- **What the task asks**:
Return exactly, please, the lines that run from the line with "Convert this diagram to TikZ code." to the line with "(tr) at (398,36)", ends included, and omit all pictures.

- **Data for the task**:
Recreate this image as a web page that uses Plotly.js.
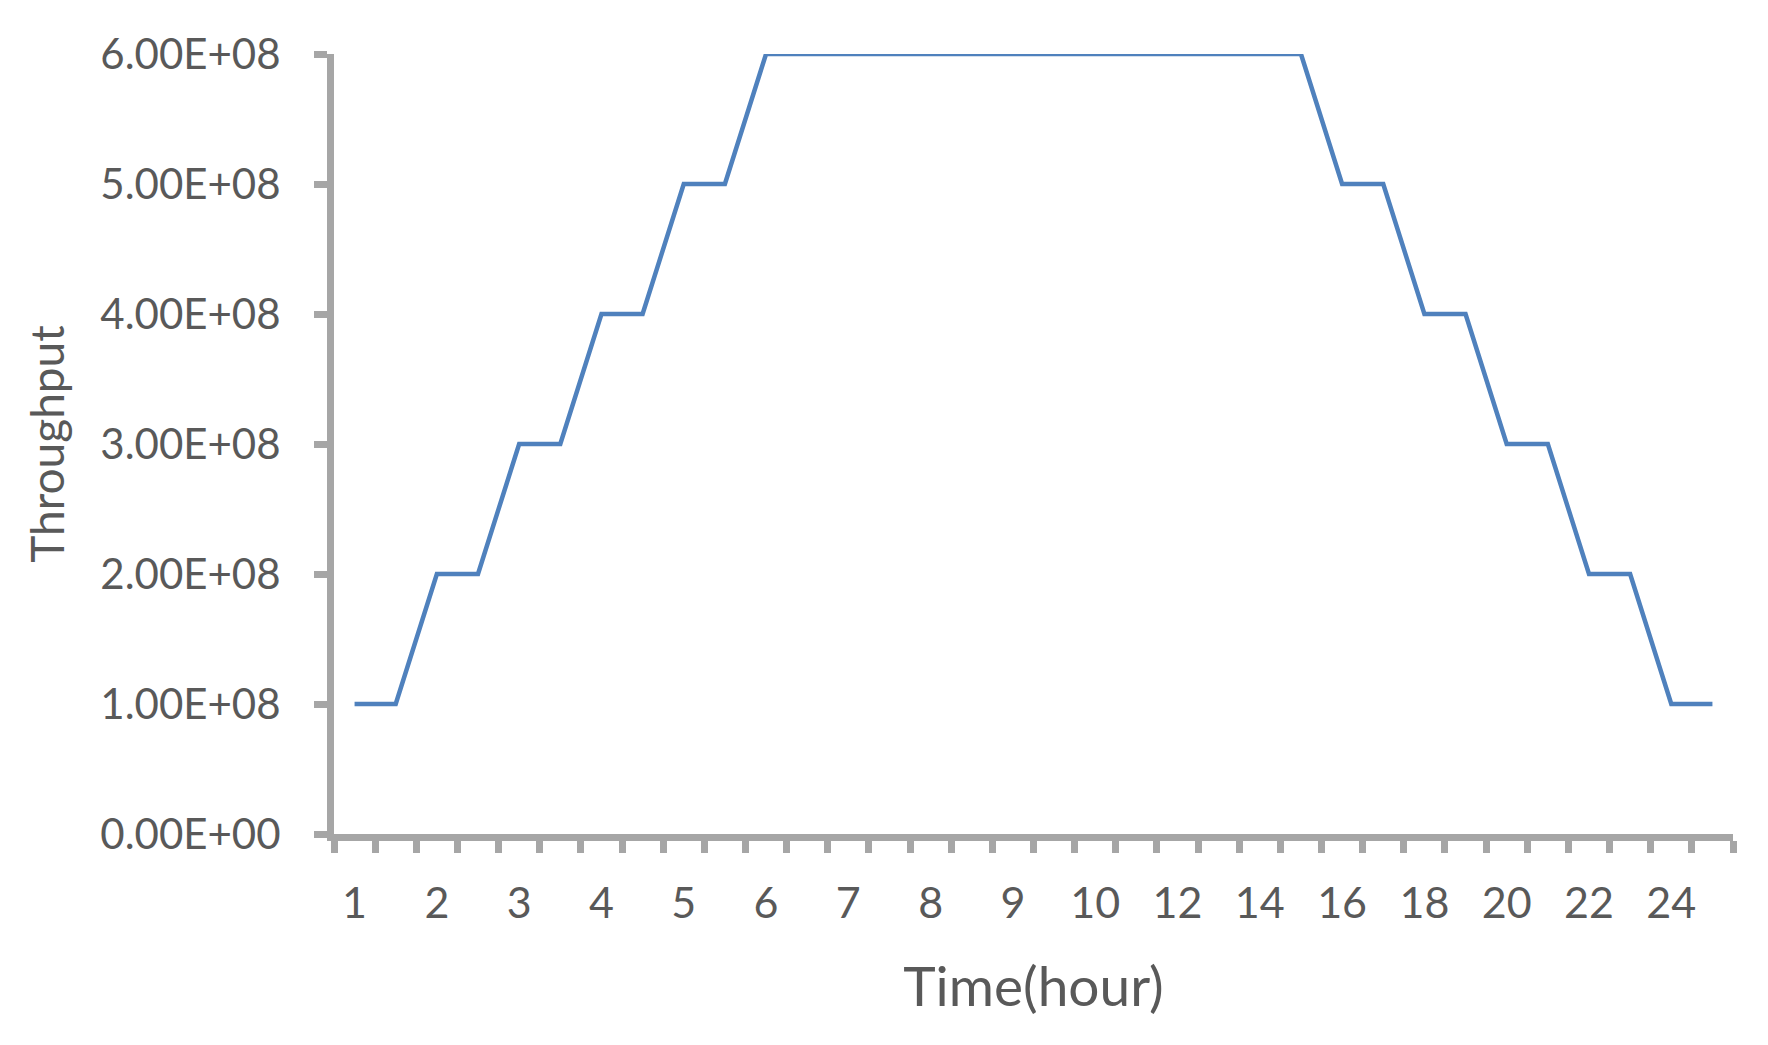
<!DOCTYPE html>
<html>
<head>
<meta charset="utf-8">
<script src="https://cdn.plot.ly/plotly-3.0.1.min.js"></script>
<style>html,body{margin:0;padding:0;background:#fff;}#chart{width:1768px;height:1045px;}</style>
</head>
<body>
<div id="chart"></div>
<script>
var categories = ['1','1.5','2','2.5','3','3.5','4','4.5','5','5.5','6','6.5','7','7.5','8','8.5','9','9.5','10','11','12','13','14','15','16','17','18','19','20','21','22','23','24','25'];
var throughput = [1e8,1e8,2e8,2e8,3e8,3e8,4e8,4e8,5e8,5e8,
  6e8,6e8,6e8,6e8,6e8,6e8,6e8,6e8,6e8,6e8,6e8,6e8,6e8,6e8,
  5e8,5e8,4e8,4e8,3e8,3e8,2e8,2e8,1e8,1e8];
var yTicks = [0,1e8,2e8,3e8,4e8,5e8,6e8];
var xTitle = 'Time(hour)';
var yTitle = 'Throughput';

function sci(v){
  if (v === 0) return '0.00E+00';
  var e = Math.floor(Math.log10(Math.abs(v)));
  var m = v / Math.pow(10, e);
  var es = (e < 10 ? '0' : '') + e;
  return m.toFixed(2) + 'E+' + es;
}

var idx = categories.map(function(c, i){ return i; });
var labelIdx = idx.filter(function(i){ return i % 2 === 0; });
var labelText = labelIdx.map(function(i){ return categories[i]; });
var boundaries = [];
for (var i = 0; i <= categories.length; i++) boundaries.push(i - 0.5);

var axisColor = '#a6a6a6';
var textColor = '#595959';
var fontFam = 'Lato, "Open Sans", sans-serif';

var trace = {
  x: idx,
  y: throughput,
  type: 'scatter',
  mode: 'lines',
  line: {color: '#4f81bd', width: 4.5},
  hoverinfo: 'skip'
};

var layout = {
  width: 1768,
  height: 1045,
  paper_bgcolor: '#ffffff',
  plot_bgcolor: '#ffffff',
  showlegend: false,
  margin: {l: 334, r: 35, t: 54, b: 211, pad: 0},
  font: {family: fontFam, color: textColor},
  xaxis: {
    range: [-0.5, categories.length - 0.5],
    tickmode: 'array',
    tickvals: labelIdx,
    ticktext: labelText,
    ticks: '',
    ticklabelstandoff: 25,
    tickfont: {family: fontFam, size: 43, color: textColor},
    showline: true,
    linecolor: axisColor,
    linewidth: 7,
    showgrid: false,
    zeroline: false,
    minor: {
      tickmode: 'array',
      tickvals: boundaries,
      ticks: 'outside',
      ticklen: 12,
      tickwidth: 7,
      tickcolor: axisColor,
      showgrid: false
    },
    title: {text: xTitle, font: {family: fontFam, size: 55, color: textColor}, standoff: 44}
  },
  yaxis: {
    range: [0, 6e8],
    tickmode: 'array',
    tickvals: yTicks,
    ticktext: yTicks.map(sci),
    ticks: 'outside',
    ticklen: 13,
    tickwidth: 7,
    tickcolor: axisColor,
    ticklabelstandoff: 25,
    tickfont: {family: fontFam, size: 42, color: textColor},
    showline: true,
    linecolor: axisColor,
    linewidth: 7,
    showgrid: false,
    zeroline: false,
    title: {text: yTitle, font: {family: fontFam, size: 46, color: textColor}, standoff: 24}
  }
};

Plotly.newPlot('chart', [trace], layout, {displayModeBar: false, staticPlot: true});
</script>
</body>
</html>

...

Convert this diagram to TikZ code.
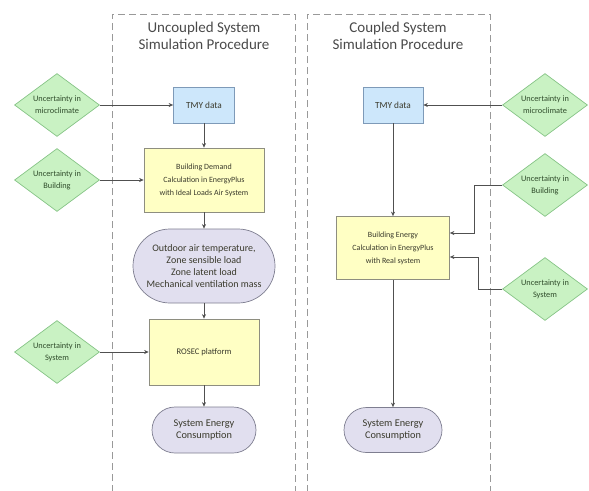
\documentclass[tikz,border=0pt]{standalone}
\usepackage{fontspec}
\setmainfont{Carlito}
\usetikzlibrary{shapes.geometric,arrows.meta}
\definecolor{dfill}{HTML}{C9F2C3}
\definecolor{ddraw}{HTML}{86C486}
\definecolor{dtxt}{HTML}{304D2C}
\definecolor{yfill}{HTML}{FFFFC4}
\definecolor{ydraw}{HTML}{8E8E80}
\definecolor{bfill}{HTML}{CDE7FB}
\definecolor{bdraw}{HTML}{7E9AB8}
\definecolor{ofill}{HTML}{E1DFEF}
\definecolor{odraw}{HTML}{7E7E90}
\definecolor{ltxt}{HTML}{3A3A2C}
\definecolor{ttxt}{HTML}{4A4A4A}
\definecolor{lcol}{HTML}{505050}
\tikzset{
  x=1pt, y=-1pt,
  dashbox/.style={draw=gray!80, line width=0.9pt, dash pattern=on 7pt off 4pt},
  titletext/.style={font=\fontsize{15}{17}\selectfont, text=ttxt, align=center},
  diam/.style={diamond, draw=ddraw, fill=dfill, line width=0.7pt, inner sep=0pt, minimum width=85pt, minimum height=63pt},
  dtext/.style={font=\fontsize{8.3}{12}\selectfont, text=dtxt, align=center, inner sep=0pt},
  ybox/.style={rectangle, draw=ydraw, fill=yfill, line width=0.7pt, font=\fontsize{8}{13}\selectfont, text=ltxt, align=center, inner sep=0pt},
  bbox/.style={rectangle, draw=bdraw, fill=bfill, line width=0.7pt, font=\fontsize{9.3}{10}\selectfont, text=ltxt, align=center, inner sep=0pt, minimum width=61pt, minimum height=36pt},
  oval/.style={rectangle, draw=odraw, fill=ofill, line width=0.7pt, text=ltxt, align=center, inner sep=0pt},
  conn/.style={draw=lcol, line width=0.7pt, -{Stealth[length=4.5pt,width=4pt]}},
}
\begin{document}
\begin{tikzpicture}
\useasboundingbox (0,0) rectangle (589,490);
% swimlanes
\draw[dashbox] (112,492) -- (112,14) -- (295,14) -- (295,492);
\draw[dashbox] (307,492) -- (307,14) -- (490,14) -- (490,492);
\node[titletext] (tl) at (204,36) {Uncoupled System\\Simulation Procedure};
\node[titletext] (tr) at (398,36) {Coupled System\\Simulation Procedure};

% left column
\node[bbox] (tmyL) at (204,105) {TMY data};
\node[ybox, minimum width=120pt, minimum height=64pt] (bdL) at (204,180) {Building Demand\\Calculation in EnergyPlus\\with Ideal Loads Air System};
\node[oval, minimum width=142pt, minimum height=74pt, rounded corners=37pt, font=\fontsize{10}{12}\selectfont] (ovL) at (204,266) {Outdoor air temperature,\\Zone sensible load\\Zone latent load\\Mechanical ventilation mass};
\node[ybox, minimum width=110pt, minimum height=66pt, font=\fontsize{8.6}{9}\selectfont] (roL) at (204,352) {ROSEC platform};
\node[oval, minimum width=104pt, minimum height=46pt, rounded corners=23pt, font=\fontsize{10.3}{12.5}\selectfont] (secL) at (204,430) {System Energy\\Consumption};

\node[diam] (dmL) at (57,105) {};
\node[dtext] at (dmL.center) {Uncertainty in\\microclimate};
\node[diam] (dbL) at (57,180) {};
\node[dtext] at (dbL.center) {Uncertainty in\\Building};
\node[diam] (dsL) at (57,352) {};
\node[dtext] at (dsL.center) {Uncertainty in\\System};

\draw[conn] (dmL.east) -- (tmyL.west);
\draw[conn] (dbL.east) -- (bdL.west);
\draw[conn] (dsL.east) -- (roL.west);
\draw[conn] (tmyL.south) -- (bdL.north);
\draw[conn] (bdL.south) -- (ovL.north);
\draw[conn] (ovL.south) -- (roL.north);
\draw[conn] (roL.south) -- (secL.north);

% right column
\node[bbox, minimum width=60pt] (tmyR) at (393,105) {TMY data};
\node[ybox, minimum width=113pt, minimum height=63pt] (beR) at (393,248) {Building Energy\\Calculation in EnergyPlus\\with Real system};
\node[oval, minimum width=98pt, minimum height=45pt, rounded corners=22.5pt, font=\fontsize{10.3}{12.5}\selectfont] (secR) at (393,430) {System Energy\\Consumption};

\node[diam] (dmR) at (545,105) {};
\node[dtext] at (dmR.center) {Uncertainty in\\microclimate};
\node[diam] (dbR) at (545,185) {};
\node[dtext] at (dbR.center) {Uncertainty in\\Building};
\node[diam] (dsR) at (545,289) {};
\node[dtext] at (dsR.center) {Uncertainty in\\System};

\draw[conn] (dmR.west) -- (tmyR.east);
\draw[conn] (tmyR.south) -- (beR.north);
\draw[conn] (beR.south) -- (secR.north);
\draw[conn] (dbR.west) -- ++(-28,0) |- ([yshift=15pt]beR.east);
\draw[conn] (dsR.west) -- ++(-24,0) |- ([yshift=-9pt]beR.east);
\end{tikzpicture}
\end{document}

- **Answer for the task**:
Convert this diagram to TikZ code.
\documentclass[tikz,border=0pt]{standalone}
\usepackage{fontspec}
\setmainfont{Carlito}
\usetikzlibrary{shapes.geometric,arrows.meta}
\definecolor{dfill}{HTML}{C9F2C3}
\definecolor{ddraw}{HTML}{86C486}
\definecolor{dtxt}{HTML}{304D2C}
\definecolor{yfill}{HTML}{FFFFC4}
\definecolor{ydraw}{HTML}{8E8E80}
\definecolor{bfill}{HTML}{CDE7FB}
\definecolor{bdraw}{HTML}{7E9AB8}
\definecolor{ofill}{HTML}{E1DFEF}
\definecolor{odraw}{HTML}{7E7E90}
\definecolor{ltxt}{HTML}{3A3A2C}
\definecolor{ttxt}{HTML}{4A4A4A}
\definecolor{lcol}{HTML}{505050}
\tikzset{
  x=1pt, y=-1pt,
  dashbox/.style={draw=gray!80, line width=0.9pt, dash pattern=on 7pt off 4pt},
  titletext/.style={font=\fontsize{15}{17}\selectfont, text=ttxt, align=center},
  diam/.style={diamond, draw=ddraw, fill=dfill, line width=0.7pt, inner sep=0pt, minimum width=85pt, minimum height=63pt},
  dtext/.style={font=\fontsize{8.3}{12}\selectfont, text=dtxt, align=center, inner sep=0pt},
  ybox/.style={rectangle, draw=ydraw, fill=yfill, line width=0.7pt, font=\fontsize{8}{13}\selectfont, text=ltxt, align=center, inner sep=0pt},
  bbox/.style={rectangle, draw=bdraw, fill=bfill, line width=0.7pt, font=\fontsize{9.3}{10}\selectfont, text=ltxt, align=center, inner sep=0pt, minimum width=61pt, minimum height=36pt},
  oval/.style={rectangle, draw=odraw, fill=ofill, line width=0.7pt, text=ltxt, align=center, inner sep=0pt},
  conn/.style={draw=lcol, line width=0.7pt, -{Stealth[length=4.5pt,width=4pt]}},
}
\begin{document}
\begin{tikzpicture}
\useasboundingbox (0,0) rectangle (589,490);
% swimlanes
\draw[dashbox] (112,492) -- (112,14) -- (295,14) -- (295,492);
\draw[dashbox] (307,492) -- (307,14) -- (490,14) -- (490,492);
\node[titletext] (tl) at (204,36) {Uncoupled System\\Simulation Procedure};
\node[titletext] (tr) at (398,36) {Coupled System\\Simulation Procedure};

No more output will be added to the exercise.